Frequent NCR contributor and New Orleans resident Jason Berry offered his thoughts on the city's post-Katrina revival for two publications this weekend.
In the Canadian paper The Globe and Mail, Berry spoke of the divide between the burgeoning of culture and the failure of politics Katrina brought to the city.
From the piece:
From a pre-storm population of 457,000, New Orleans is smaller by 100,000. The city was 67-per-cent African-American; today that figure is about 61 per cent. Roughly a third of the population lived in poverty before Katrina and now, despite a smaller human footprint, poverty and crime still run deep.

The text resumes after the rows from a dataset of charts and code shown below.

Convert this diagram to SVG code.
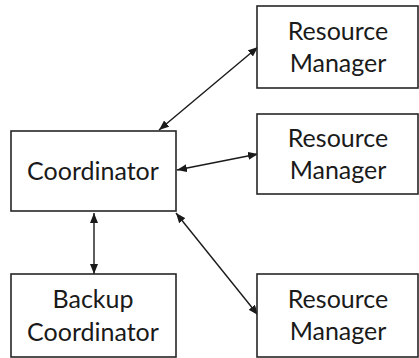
<svg xmlns="http://www.w3.org/2000/svg" width="419" height="358" viewBox="0 0 419 358">
  <style>
    .box { fill: #ffffff; stroke: #262626; stroke-width: 1.6; }
    .label { font-family: "Lato", "Liberation Sans", sans-serif; font-size: 25px; fill: #1a1a1a; text-anchor: middle; }
    .link { stroke: #1a1a1a; stroke-width: 1.4; fill: none; marker-start: url(#head); marker-end: url(#head); }
  </style>
  <defs>
    <marker id="head" viewBox="0 0 10 8" refX="10" refY="4" markerWidth="10" markerHeight="8" markerUnits="userSpaceOnUse" orient="auto-start-reverse">
      <path d="M0,0 L10,4 L0,8 Z" fill="#1a1a1a"/>
    </marker>
  </defs>
  <rect width="419" height="358" fill="#ffffff"/>

  <g id="connectors">
    <line class="link" x1="159" y1="130" x2="258" y2="47"/>
    <line class="link" x1="177" y1="170" x2="258" y2="154"/>
    <line class="link" x1="176" y1="213" x2="258" y2="315"/>
    <line class="link" x1="94" y1="213" x2="94" y2="274"/>
  </g>

  <g id="coordinator">
    <rect class="box" x="11" y="131" width="165" height="80"/>
    <text class="label" x="93" y="180">Coordinator</text>
  </g>

  <g id="backup-coordinator">
    <rect class="box" x="11" y="274" width="165" height="83"/>
    <text class="label" x="93" y="308">Backup</text>
    <text class="label" x="93" y="341">Coordinator</text>
  </g>

  <g id="resource-manager-1">
    <rect class="box" x="257" y="6" width="161" height="82"/>
    <text class="label" x="338" y="40">Resource</text>
    <text class="label" x="338" y="72">Manager</text>
  </g>

  <g id="resource-manager-2">
    <rect class="box" x="257" y="114" width="161" height="80"/>
    <text class="label" x="338" y="147">Resource</text>
    <text class="label" x="338" y="179">Manager</text>
  </g>

  <g id="resource-manager-3">
    <rect class="box" x="257" y="274" width="161" height="83"/>
    <text class="label" x="338" y="308">Resource</text>
    <text class="label" x="338" y="340">Manager</text>
  </g>
</svg>
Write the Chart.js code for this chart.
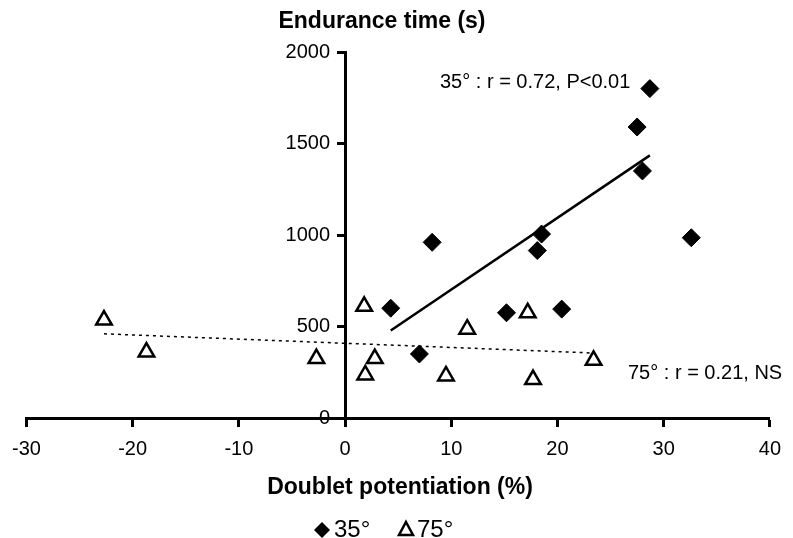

The flood hit hardest in downriver neighbourhoods like the Lower Ninth Ward, which today has pockets of recovery amid a ghost town of empty houses. The brightest spot is a cluster of pastel homes, solar powered and of cutting-edge architectural design, sponsored by Brad Pitt's Make It Right Foundation. A movie star did more to rebuild the Big Nine than city hall.
After the flood, Mayor C. Ray Nagin, an African-American and nominal Democrat (he gave $1,000 to Mr. Bush's 2000 campaign), failed to use the media as a bully pulpit to gain Congressional support for infrastructure funds. He touted a “market driven” recovery. “The city has made a hash of post-hurricane planning, and the invisible hand of the market is raising its middle finger,” Tulane historian Lawrence Powell would write.
Over at Politics Daily, Berry wrote on similar themes, emphasizing the strides New Orleans has made since the hurricane.
From that piece:
The cultural life is richer, the mayor a few tons smarter. A Recovery School District of charter schools has supplanted much of the public school system, the bureaucracy of which was a patronage hive of astonishing corruption. Test scores for many kids are up, though the long-term success of the new model has yet to be determined.
The root problems are still here. Yet, even with nearly 30 percent of the people living in poverty and a criminal justice system that desperately needs an overhaul, the city that drowned on national television has come back in ways that no one could have imagined.